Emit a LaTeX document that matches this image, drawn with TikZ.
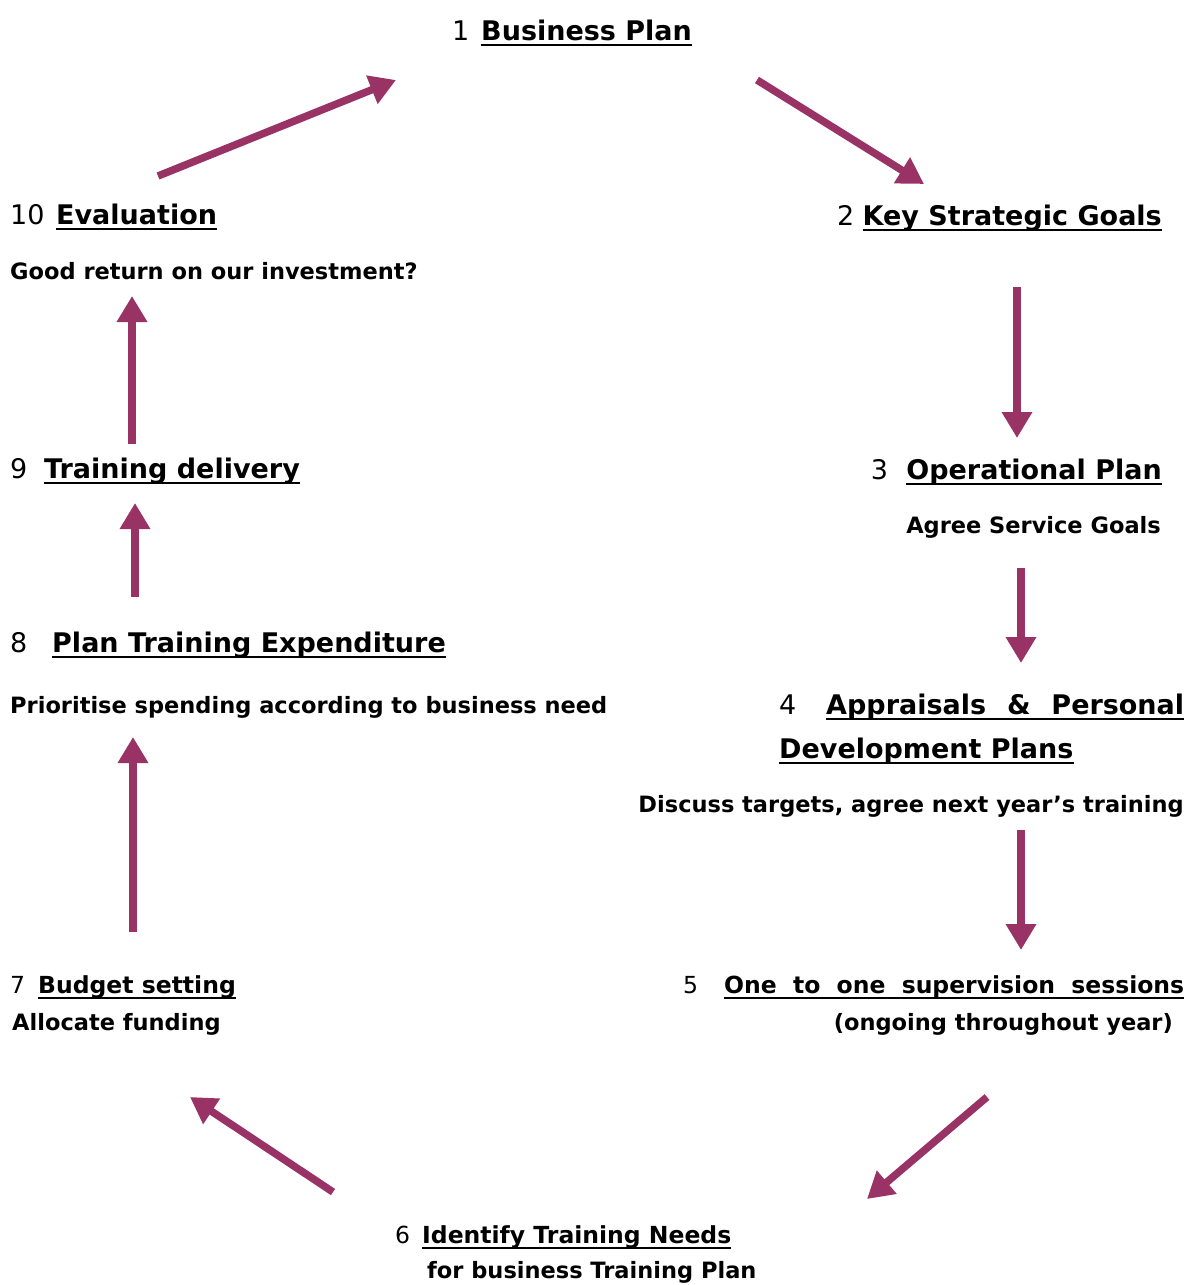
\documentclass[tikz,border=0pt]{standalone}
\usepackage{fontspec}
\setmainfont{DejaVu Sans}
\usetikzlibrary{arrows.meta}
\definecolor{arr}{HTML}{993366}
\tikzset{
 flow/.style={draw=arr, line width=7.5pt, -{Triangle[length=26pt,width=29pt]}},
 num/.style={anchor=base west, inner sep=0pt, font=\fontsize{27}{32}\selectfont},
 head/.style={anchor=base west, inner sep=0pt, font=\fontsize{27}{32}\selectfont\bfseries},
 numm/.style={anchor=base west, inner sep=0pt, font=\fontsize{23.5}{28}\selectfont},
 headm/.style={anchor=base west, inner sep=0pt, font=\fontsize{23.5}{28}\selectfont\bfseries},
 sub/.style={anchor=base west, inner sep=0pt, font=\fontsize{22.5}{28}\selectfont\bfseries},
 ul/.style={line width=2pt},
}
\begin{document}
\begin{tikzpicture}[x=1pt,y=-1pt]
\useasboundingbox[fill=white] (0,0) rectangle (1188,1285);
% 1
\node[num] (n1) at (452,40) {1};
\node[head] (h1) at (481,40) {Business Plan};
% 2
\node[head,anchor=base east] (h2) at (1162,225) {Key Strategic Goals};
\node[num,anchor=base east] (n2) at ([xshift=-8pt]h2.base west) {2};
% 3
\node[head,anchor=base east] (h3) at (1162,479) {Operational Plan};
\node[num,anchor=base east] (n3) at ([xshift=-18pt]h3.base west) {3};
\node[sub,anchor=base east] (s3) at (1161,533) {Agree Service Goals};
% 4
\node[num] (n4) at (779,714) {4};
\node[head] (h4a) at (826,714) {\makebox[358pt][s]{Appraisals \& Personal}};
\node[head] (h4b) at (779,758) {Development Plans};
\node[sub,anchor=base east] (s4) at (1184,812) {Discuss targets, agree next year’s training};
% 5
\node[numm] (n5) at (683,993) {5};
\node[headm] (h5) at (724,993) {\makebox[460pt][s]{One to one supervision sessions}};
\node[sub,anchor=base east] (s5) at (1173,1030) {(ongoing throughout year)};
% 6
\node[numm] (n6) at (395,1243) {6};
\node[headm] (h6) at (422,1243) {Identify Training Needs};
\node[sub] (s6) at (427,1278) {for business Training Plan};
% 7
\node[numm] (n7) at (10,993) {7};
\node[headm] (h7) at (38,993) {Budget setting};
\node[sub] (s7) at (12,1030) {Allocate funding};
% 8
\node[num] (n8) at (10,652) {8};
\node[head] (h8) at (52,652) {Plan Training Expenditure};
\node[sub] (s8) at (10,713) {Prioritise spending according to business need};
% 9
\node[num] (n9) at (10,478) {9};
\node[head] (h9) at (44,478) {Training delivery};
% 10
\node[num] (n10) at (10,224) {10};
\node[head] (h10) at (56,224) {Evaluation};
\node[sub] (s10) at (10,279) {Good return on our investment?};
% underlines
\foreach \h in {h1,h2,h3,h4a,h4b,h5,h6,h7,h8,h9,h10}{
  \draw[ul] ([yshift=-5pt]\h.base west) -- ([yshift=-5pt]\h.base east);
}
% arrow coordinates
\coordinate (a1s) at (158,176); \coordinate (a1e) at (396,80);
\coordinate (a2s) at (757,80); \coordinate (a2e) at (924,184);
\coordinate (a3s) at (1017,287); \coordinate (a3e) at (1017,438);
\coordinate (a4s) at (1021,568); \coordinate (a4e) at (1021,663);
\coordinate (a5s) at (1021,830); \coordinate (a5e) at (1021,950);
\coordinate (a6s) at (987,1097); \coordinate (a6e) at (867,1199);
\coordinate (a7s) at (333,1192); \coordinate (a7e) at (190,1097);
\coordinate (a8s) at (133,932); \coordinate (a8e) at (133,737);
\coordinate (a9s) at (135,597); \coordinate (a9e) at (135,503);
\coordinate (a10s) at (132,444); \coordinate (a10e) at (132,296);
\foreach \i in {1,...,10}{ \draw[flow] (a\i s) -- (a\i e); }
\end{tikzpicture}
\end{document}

Exercise description: Transcribe all the data word for word; the images stay out.

Solution to this task:
Emit a LaTeX document that matches this image, drawn with TikZ.
\documentclass[tikz,border=0pt]{standalone}
\usepackage{fontspec}
\setmainfont{DejaVu Sans}
\usetikzlibrary{arrows.meta}
\definecolor{arr}{HTML}{993366}
\tikzset{
 flow/.style={draw=arr, line width=7.5pt, -{Triangle[length=26pt,width=29pt]}},
 num/.style={anchor=base west, inner sep=0pt, font=\fontsize{27}{32}\selectfont},
 head/.style={anchor=base west, inner sep=0pt, font=\fontsize{27}{32}\selectfont\bfseries},
 numm/.style={anchor=base west, inner sep=0pt, font=\fontsize{23.5}{28}\selectfont},
 headm/.style={anchor=base west, inner sep=0pt, font=\fontsize{23.5}{28}\selectfont\bfseries},
 sub/.style={anchor=base west, inner sep=0pt, font=\fontsize{22.5}{28}\selectfont\bfseries},
 ul/.style={line width=2pt},
}
\begin{document}
\begin{tikzpicture}[x=1pt,y=-1pt]
\useasboundingbox[fill=white] (0,0) rectangle (1188,1285);
% 1
\node[num] (n1) at (452,40) {1};
\node[head] (h1) at (481,40) {Business Plan};
% 2
\node[head,anchor=base east] (h2) at (1162,225) {Key Strategic Goals};
\node[num,anchor=base east] (n2) at ([xshift=-8pt]h2.base west) {2};
% 3
\node[head,anchor=base east] (h3) at (1162,479) {Operational Plan};
\node[num,anchor=base east] (n3) at ([xshift=-18pt]h3.base west) {3};
\node[sub,anchor=base east] (s3) at (1161,533) {Agree Service Goals};
% 4
\node[num] (n4) at (779,714) {4};
\node[head] (h4a) at (826,714) {\makebox[358pt][s]{Appraisals \& Personal}};
\node[head] (h4b) at (779,758) {Development Plans};
\node[sub,anchor=base east] (s4) at (1184,812) {Discuss targets, agree next year’s training};
% 5
\node[numm] (n5) at (683,993) {5};
\node[headm] (h5) at (724,993) {\makebox[460pt][s]{One to one supervision sessions}};
\node[sub,anchor=base east] (s5) at (1173,1030) {(ongoing throughout year)};
% 6
\node[numm] (n6) at (395,1243) {6};
\node[headm] (h6) at (422,1243) {Identify Training Needs};
\node[sub] (s6) at (427,1278) {for business Training Plan};
% 7
\node[numm] (n7) at (10,993) {7};
\node[headm] (h7) at (38,993) {Budget setting};
\node[sub] (s7) at (12,1030) {Allocate funding};
% 8
\node[num] (n8) at (10,652) {8};
\node[head] (h8) at (52,652) {Plan Training Expenditure};
\node[sub] (s8) at (10,713) {Prioritise spending according to business need};
% 9
\node[num] (n9) at (10,478) {9};
\node[head] (h9) at (44,478) {Training delivery};
% 10
\node[num] (n10) at (10,224) {10};
\node[head] (h10) at (56,224) {Evaluation};
\node[sub] (s10) at (10,279) {Good return on our investment?};
% underlines
\foreach \h in {h1,h2,h3,h4a,h4b,h5,h6,h7,h8,h9,h10}{
  \draw[ul] ([yshift=-5pt]\h.base west) -- ([yshift=-5pt]\h.base east);
}
% arrow coordinates
\coordinate (a1s) at (158,176); \coordinate (a1e) at (396,80);
\coordinate (a2s) at (757,80); \coordinate (a2e) at (924,184);
\coordinate (a3s) at (1017,287); \coordinate (a3e) at (1017,438);
\coordinate (a4s) at (1021,568); \coordinate (a4e) at (1021,663);
\coordinate (a5s) at (1021,830); \coordinate (a5e) at (1021,950);
\coordinate (a6s) at (987,1097); \coordinate (a6e) at (867,1199);
\coordinate (a7s) at (333,1192); \coordinate (a7e) at (190,1097);
\coordinate (a8s) at (133,932); \coordinate (a8e) at (133,737);
\coordinate (a9s) at (135,597); \coordinate (a9e) at (135,503);
\coordinate (a10s) at (132,444); \coordinate (a10e) at (132,296);
\foreach \i in {1,...,10}{ \draw[flow] (a\i s) -- (a\i e); }
\end{tikzpicture}
\end{document}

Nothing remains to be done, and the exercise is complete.